Le personal branding justement

Argument ultime: «tu devrais te servir de Twitter pour développer ton audience». Mais les gens veulent-ils vraiment développer leur audience? La plupart des internautes font attention à leur image sur Internet, à leur identité numérique. Pour autant, il ne s'agit pas de se constituer en marque. Il y a fort à parier qu'ils n'en voient pas l'intérêt. Là où une petite portion des internautes, journalistes, technophiles, veut être la première à dénicher tel lien, à rapporter telle actu, les autres internautes préfèrent parler de la vidéo que tout le monde a vue. Pour eux, l'Internet 2.0, ce n'est pas le travail, ce sont des moments de détente au milieu de la journée de boulot. Leur identité numérique n'a pas pour finalité de se créer une notoriété mais simplement de maintenir le contact avec son réseau d'amis, de draguer et de se marrer.

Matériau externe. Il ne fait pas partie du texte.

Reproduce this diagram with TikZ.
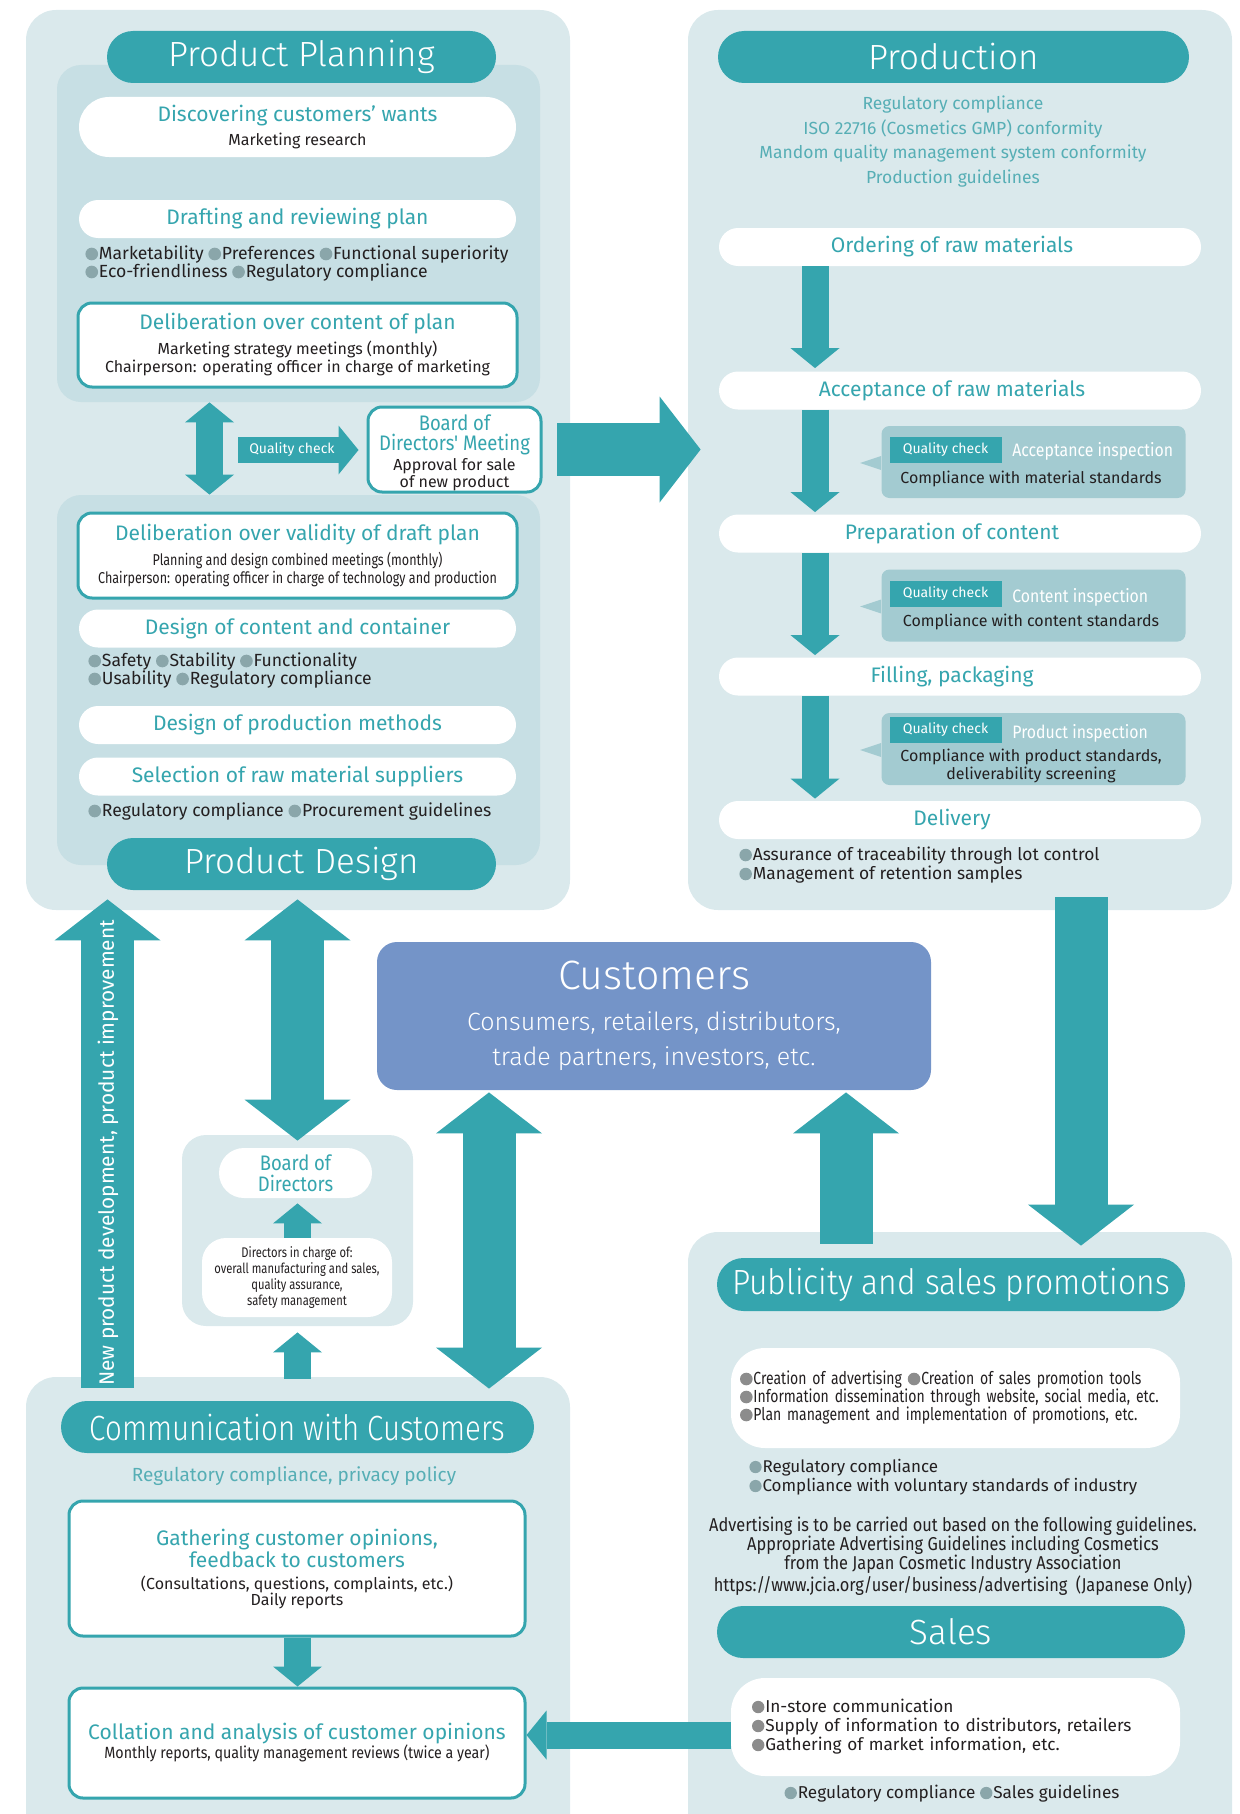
\documentclass[tikz,border=0pt]{standalone}
\usepackage{fontspec}
\setmainfont{Fira Sans}
\newfontfamily\lightfont{Fira Sans Light}
\newfontfamily\lightcond{Fira Sans Light}[FakeStretch=0.84]
\newfontfamily\lightnarrow{Fira Sans Light}[FakeStretch=0.91]
\newfontfamily\condfont{Fira Sans}[FakeStretch=0.8]
\newfontfamily\narrowfont{Fira Sans}[FakeStretch=0.88]
\usetikzlibrary{arrows.meta, shapes.misc, positioning, calc}
\definecolor{panelbg}{RGB}{218,233,236}
\definecolor{innerbg}{RGB}{199,223,228}
\definecolor{myteal}{RGB}{53,165,174}
\definecolor{qcbg}{RGB}{163,203,209}
\definecolor{custblue}{RGB}{116,148,200}
\definecolor{bulgray}{RGB}{138,166,170}
\definecolor{midgray}{RGB}{140,140,140}
\definecolor{softteal}{RGB}{86,174,181}
\definecolor{darktxt}{RGB}{35,31,32}
\newcommand{\headtxt}{\fontsize{10.5}{12.5}\selectfont}
\newcommand{\smalltxt}{\color{darktxt}\fontsize{8}{9}\selectfont}
\newcommand{\condtxt}{\color{darktxt}\condfont\fontsize{7.85}{9}\selectfont}
\newcommand{\bul}[1][bulgray]{\tikz[baseline={(0pt,-0.34em)}]\fill[#1] (0pt,0pt) circle (0.36em);\hspace{0.05em}}
\tikzset{
  panel/.style={rectangle, fill=panelbg, rounded corners=15pt, inner sep=0pt},
  innerpanel/.style={rectangle, fill=innerbg, rounded corners=12pt, inner sep=0pt},
  titlepill/.style={rounded rectangle, fill=myteal, text=white, inner sep=0pt,
    minimum height=26pt, font=\lightfont\fontsize{17.5}{20}\selectfont},
  stagepill/.style={rounded rectangle, fill=white, text=myteal, inner sep=0pt,
    minimum height=19pt, align=center, font=\headtxt},
  framebox/.style={rectangle, fill=white, draw=myteal, line width=1.5pt,
    rounded corners=7pt, inner sep=0pt, align=center, text=myteal, font=\headtxt},
  bullist/.style={anchor=west, align=left, inner sep=0pt, text=darktxt,
    font=\fontsize{8.8}{9}\selectfont},
  qcbubble/.style={rectangle, fill=qcbg, rounded corners=4pt, inner sep=0pt,
    minimum width=152pt, minimum height=36pt},
  qctag/.style={rectangle, fill=myteal, text=white, inner sep=0pt,
    minimum width=56pt, minimum height=13pt, font=\fontsize{7}{8}\selectfont},
  qcinsp/.style={anchor=west, inner sep=0pt, text=white, font=\narrowfont\fontsize{9}{10}\selectfont},
  qccomp/.style={inner sep=0pt, align=center, text=darktxt, font=\fontsize{8}{9}\selectfont},
  bigarrow/.style={myteal, line width=26.5pt,
    -{Triangle[width=53pt, length=20.5pt, line width=0pt]}},
  bigdbl/.style={myteal, line width=26.5pt,
    {Triangle[width=53pt, length=20.5pt, line width=0pt]}-{Triangle[width=53pt, length=20.5pt, line width=0pt]}},
  smallarrow/.style={myteal, line width=13.5pt,
    -{Triangle[width=24.5pt, length=10pt, line width=0pt]}},
  smalldbl/.style={myteal, line width=13.5pt,
    {Triangle[width=24.5pt, length=10pt, line width=0pt]}-{Triangle[width=24.5pt, length=10pt, line width=0pt]}}
}
\begin{document}
\begin{tikzpicture}[x=0.5pt, y=-0.5pt]
  \useasboundingbox (0,0) rectangle (1240,1814);
  \clip (0,0) rectangle (1240,1814);

  % Background panels
  \node[panel, minimum width=272pt, minimum height=450pt] (ppPanel) at (298,460) {};
  \node[innerpanel, minimum width=241.5pt, minimum height=168.5pt] (inner1) at (298.5,233.5) {};
  \node[innerpanel, minimum width=241.5pt, minimum height=185pt] (inner2) at (298.5,680) {};
  \node[panel, minimum width=272pt, minimum height=450pt] (prodPanel) at (960,460) {};
  \node[panel, minimum width=115.5pt, minimum height=95.5pt, rounded corners=12pt] (bodPanel) at (297.5,1230.5) {};
  \node[panel, minimum width=272pt, minimum height=251.5pt] (commPanel) at (298,1628.5) {};
  \node[panel, minimum width=272pt, minimum height=324pt] (pubPanel) at (960,1556) {};

  % Column coordinates for the arrows
  \coordinate (colA) at (209.5,0);
  \coordinate (colL) at (107.5,0);
  \coordinate (colM) at (297.5,0);
  \coordinate (colP) at (815,0);
  \coordinate (colD) at (1081,0);
  \coordinate (colC1) at (489,0);
  \coordinate (colC2) at (846,0);
  \coordinate (qcStart) at (238,450);

  % Product planning
  \node[titlepill, minimum width=194.5pt] (ppTitle) at (301.5,57) {Product Planning};
  \node[stagepill, minimum width=218.5pt, minimum height=30pt] (disc) at (297.5,127)
    {Discovering customers' wants\\[-0.5pt]{\smalltxt Marketing research}};
  \node[stagepill, minimum width=218.5pt] (draft) at (297.5,219) {Drafting and reviewing plan};
  \node[bullist] (draftBul) at (85,264)
    {\bul Marketability \bul Preferences \bul Functional superiority\\
     \bul Eco-friendliness \bul Regulatory compliance};
  \node[framebox, minimum width=219.5pt, minimum height=42pt] (delib1) at (297.5,345)
    {Deliberation over content of plan\\
     {\smalltxt Marketing strategy meetings (monthly)}\\[-3.5pt]
     {\smalltxt Chairperson: operating officer in charge of marketing}};
  \node[framebox, minimum width=86.5pt, minimum height=42.5pt] (bodm) at (454.5,449.5) {};
  \node[align=center, inner sep=0pt, text=myteal, font=\headtxt] (bodmText) at (454.5,452.5)
    {{\narrowfont Board of}\\[-2.5pt]{\narrowfont Directors' Meeting}\\[-2.5pt]
     {\smalltxt Approval for sale}\\[-4pt]{\smalltxt of new product}};

  % Product design
  \node[framebox, minimum width=219.5pt, minimum height=42.5pt] (delib2) at (297.5,555.5)
    {Deliberation over validity of draft plan\\
     {\condtxt Planning and design combined meetings (monthly)}\\[-3.5pt]
     {\condtxt Chairperson: operating officer in charge of technology and production}};
  \node[stagepill, minimum width=218.5pt] (design1) at (297.5,628.5) {Design of content and container};
  \node[bullist] (designBul) at (88,671)
    {\bul Safety \bul Stability \bul Functionality\\
     \bul Usability \bul Regulatory compliance};
  \node[stagepill, minimum width=218.5pt] (design2) at (297.5,725) {Design of production methods};
  \node[stagepill, minimum width=218.5pt] (design3) at (297.5,776.5) {Selection of raw material suppliers};
  \node[bullist] (selBul) at (88,812) {\bul Regulatory compliance \bul Procurement guidelines};
  \node[titlepill, minimum width=194.5pt] (pdTitle) at (301.5,864) {Product Design};

  % Planning arrows
  \draw[smalldbl] (inner1.south -| colA) -- (inner2.north -| colA);
  \draw[smallarrow, line width=13pt, shorten >=4pt] (qcStart) -- (qcStart -| bodm.west)
    node[pos=0.42, text=white, font=\fontsize{7}{8}\selectfont] (qcLabel) {Quality check};
  \draw[bigarrow] ($(ppPanel.east |- bodm.center)+(-13,0)$) -- ($(prodPanel.west |- bodm.center)+(13,0)$);

  % Production
  \node[titlepill, minimum width=235.5pt] (prodTitle) at (953.5,57) {Production};
  \node[align=center, text=softteal, inner sep=0pt, font=\fontsize{8.75}{12.25}\selectfont] (prodRules) at (953,141.5)
    {Regulatory compliance\\ISO 22716 (Cosmetics GMP) conformity\\
     Mandom quality management system conformity\\Production guidelines};
  \node[stagepill, minimum width=241pt] (order) at (960,247) {Ordering of raw materials\hspace{8pt}};
  \node[stagepill, minimum width=241pt] (accept) at (960,390.5) {Acceptance of raw materials\hspace{8pt}};
  \node[stagepill, minimum width=241pt] (prep) at (960,533.5) {Preparation of content\hspace{8pt}};
  \node[stagepill, minimum width=241pt] (filling) at (960,676.5) {Filling, packaging\hspace{8pt}};
  \node[stagepill, minimum width=241pt] (deliv) at (960,820) {Delivery\hspace{8pt}};
  \node[bullist, font=\fontsize{8.7}{9.5}\selectfont] (delivBul) at (739,865.5)
    {\bul Assurance of traceability through lot control\\
     \bul Management of retention samples};

  \draw[smallarrow, shorten >=1.5pt] (order.south -| colP) -- (accept.north -| colP);
  \draw[smallarrow, shorten >=1pt] (accept.south -| colP) -- (prep.north -| colP);
  \draw[smallarrow, shorten >=1pt] (prep.south -| colP) -- (filling.north -| colP);
  \draw[smallarrow, shorten >=1pt] (filling.south -| colP) -- (deliv.north -| colP);

  % Quality checks
  \foreach \name/\ypos in {qcA/462, qcB/605.5, qcC/749} {
    \node[qcbubble] (\name) at (1033.5,\ypos) {};
    \fill[qcbg] ($(\name.west)+(0,-6)$) -- ($(\name.west)+(-21,1)$) -- ($(\name.west)+(0,8)$) -- cycle;
  }
  \node[qctag] (tagA) at (945.5,450) {Quality check};
  \node[qcinsp] (inspA) at (1012,451) {Acceptance inspection};
  \node[qccomp] (compA) at (1031,479) {Compliance with material standards};
  \node[qctag] (tagB) at (945.5,593.5) {Quality check};
  \node[qcinsp] (inspB) at (1012,597) {Content inspection};
  \node[qccomp] (compB) at (1031,622) {Compliance with content standards};
  \node[qctag] (tagC) at (945.5,730) {Quality check};
  \node[qcinsp] (inspC) at (1012,733) {Product inspection};
  \node[qccomp] (compC) at (1031,766) {Compliance with product standards,\\deliverability screening};

  \draw[bigarrow] ($(prodPanel.south -| colD)+(0,-13)$) -- ($(pubPanel.north -| colD)+(0,14)$);

  % Customers
  \node[rectangle, fill=custblue, rounded corners=10pt, minimum width=277pt, minimum height=74pt,
    inner sep=0pt, align=center, text=white, font=\fontsize{12.5}{17.5}\selectfont] (cust) at (654,1016)
    {{\lightfont\fontsize{20.5}{22}\selectfont Customers}\\[3pt]
     {\lightfont Consumers, retailers, distributors,}\\
     {\lightfont trade partners, investors, etc.}};

  % Board of directors
  \node[rounded rectangle, fill=white, inner sep=0pt, minimum width=76.5pt, minimum height=25pt,
    align=center, text=myteal, font=\narrowfont\fontsize{10.5}{10.5}\selectfont] (bod) at (295.5,1173)
    {Board of\\Directors};
  \node[rectangle, fill=white, rounded corners=12pt, inner sep=0pt, minimum width=95pt, minimum height=39.5pt,
    align=center, text=darktxt, font=\condfont\fontsize{7}{8}\selectfont] (dir) at (297,1277.5)
    {Directors in charge of:\\overall manufacturing and sales,\\quality assurance,\\safety management};
  \draw[smallarrow, shorten >=2.5pt] (dir.north -| colM) -- (bod.south -| colM);

  % Arrows between the blocks
  \draw[bigarrow] ($(commPanel.north -| colL)+(0,11)$) -- ($(ppPanel.south -| colL)+(0,-11)$);
  \node[rotate=90, text=white, inner sep=0pt, font=\fontsize{10.4}{11}\selectfont] (newDev) at (108,1153)
    {New product development, product improvement};
  \draw[bigdbl] ($(ppPanel.south -| colM)+(0,-11)$) -- ($(bodPanel.north -| colM)+(0,6)$);
  \draw[smallarrow] ($(commPanel.north -| colM)+(0,2)$) -- ($(bodPanel.south -| colM)+(0,6)$);
  \draw[bigdbl] ($(cust.south -| colC1)+(0,2)$) -- ($(commPanel.north -| colC1)+(0,12)$);
  \draw[bigarrow] ($(pubPanel.north -| colC2)+(0,12)$) -- ($(cust.south -| colC2)+(0,2)$);

  % Communication with customers
  \node[titlepill, minimum width=236.5pt, font=\lightcond\fontsize{17.5}{20}\selectfont] (commTitle) at (297.5,1427)
    {Communication with Customers};
  \node[text=softteal, inner sep=0pt, font=\fontsize{9.5}{10}\selectfont] (commRules) at (294,1476)
    {Regulatory compliance, privacy policy};
  \node[framebox, minimum width=228pt, minimum height=67.5pt] (gath) at (297,1568.5)
    {Gathering customer opinions,\\[-1.5pt]feedback to customers\\[-1.5pt]
     {\smalltxt (Consultations, questions, complaints, etc.)}\\[-4.5pt]
     {\smalltxt Daily reports}};
  \node[framebox, minimum width=228pt, minimum height=55pt] (coll) at (297,1743)
    {Collation and analysis of customer opinions\\[-3pt]
     {\color{darktxt}\narrowfont\fontsize{8.1}{9}\selectfont Monthly reports, quality management reviews (twice a year)}};
  \draw[smallarrow] (gath.south -| colM) -- (coll.north -| colM);

  % Publicity and sales
  \node[titlepill, minimum width=234pt, minimum height=26.5pt, font=\lightnarrow\fontsize{17.5}{20}\selectfont] (pubTitle) at (951,1284.5)
    {Publicity and sales promotions};
  \node[rectangle, fill=white, rounded corners=17pt, minimum height=50pt, inner xsep=4.5pt, inner ysep=0pt,
    text width=215.5pt, align=left, text=darktxt, font=\condfont\fontsize{8.75}{9}\selectfont] (pubBox) at (955.5,1398)
    {\bul[midgray]Creation of advertising \bul[midgray]Creation of sales promotion tools\\
     \bul[midgray]Information dissemination through website, social media, etc.\\
     \bul[midgray]Plan management and implementation of promotions, etc.};
  \node[bullist, font=\fontsize{8.5}{9.5}\selectfont] (pubBul) at (749,1477.5)
    {\bul Regulatory compliance\\\bul Compliance with voluntary standards of industry};
  \node[align=center, inner sep=0pt, text=darktxt, font=\narrowfont\fontsize{9.3}{9.5}\selectfont] (advText) at (953,1556.5)
    {Advertising is to be carried out based on the following guidelines.\\
     Appropriate Advertising Guidelines including Cosmetics\\
     from the Japan Cosmetic Industry Association\\
     https://www.jcia.org/user/business/advertising\hspace{0.45em}(Japanese Only)\hspace{0.3em}};
  \node[titlepill, minimum width=234pt] (salesTitle) at (951,1632) {Sales};
  \node[rectangle, fill=white, rounded corners=17pt, minimum height=49pt, inner xsep=10.5pt, inner ysep=0pt,
    text width=203.5pt, align=left, text=darktxt, font=\fontsize{8.6}{9.5}\selectfont] (salesBox) at (955.5,1727)
    {\bul[midgray]In-store communication\\
     \bul[midgray]Supply of information to distributors, retailers\\
     \bul[midgray]Gathering of market information, etc.};
  \node[inner sep=0pt, text=darktxt, font=\fontsize{8.6}{9}\selectfont] (salesBul) at (952,1794)
    {\bul Regulatory compliance \bul Sales guidelines};
  \draw[smallarrow] ($(salesBox.west)+(0,8)$) -- ($(salesBox.west -| coll.east)+(0,8)$);
\end{tikzpicture}
\end{document}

Mais pourtant, je rentre dans la cible de Twitter...

En reprenant tous ces points, je constate que Twitter s'adresse à une cible bien précise dont je fais a priori partie. Alors pourquoi une journaliste/blogueuse ne sert pas de Twitter pour se faire connaître?

D'abord se faire connaître pour quoi? La limite de signes interdit la création de contenu. Il ne s'agit donc que de faire circuler les liens - ce qu'on appelle le web de flux. Agréger des liens c'est bien vouloir se créer une audience. Après tout, pourquoi pas, mais tout le monde ne pourra pas le faire et c'est tant mieux. Si toute la blogosphère migre sur Twitter, qui va créer du fond? Parce que, pour balancer un lien, il faut bien que quelqu'un quelque part ait fait quelque chose, écrit un article, monté une vidéo, pris une photo. Proclamer la toute-puissance de Twitter et du web de flux, c'est oublier que le site n'est en réalité qu'un moyen d'accéder plus facilement au web de «fond». Il ne s'agit pas d'une pratique Internet supérieure. Et à tout prendre, je préfère passer une heure à bloguer qu'à tweeter ce que d'autres ont écrit.

L'autre dérive qui m'a convaincue d'arrêter Twitter si rapidement que je n'ai même pas commencé, c'est l'ambiance de la twitosphère française. Soyons clairs: le twitter français c'est le plus grand concours de bites jamais organisé dans notre pays. Un genre d'olympiade du phallus. (Auquel les femmes participent évidemment mais plus souvent en tant que spectatrices depuis les gradins: si les filles sont très suivies, elles seraient beaucoup moins retweetées que les hommes.) Un concours de mesquineries qui ne semble pas avoir lieu aux Etats-Unis où les tweets ont une portée plus positive, servent à faire connaître plutôt qu'à dézinguer. A l'inverse, en France, les clashs publics entre utilisateurs se multiplient et deviennent un moyen d'affirmer sa puissance virile, quitte à dire des choses pas totalement justes, 140 signes obligent, mais dont on est certain que ça va créer... du buzz. Du buzz sur sa marque personnelle. Et «buzz» + «personal branding» n'est pas précisément l'équation de ce qu'on a fait de mieux sur internet.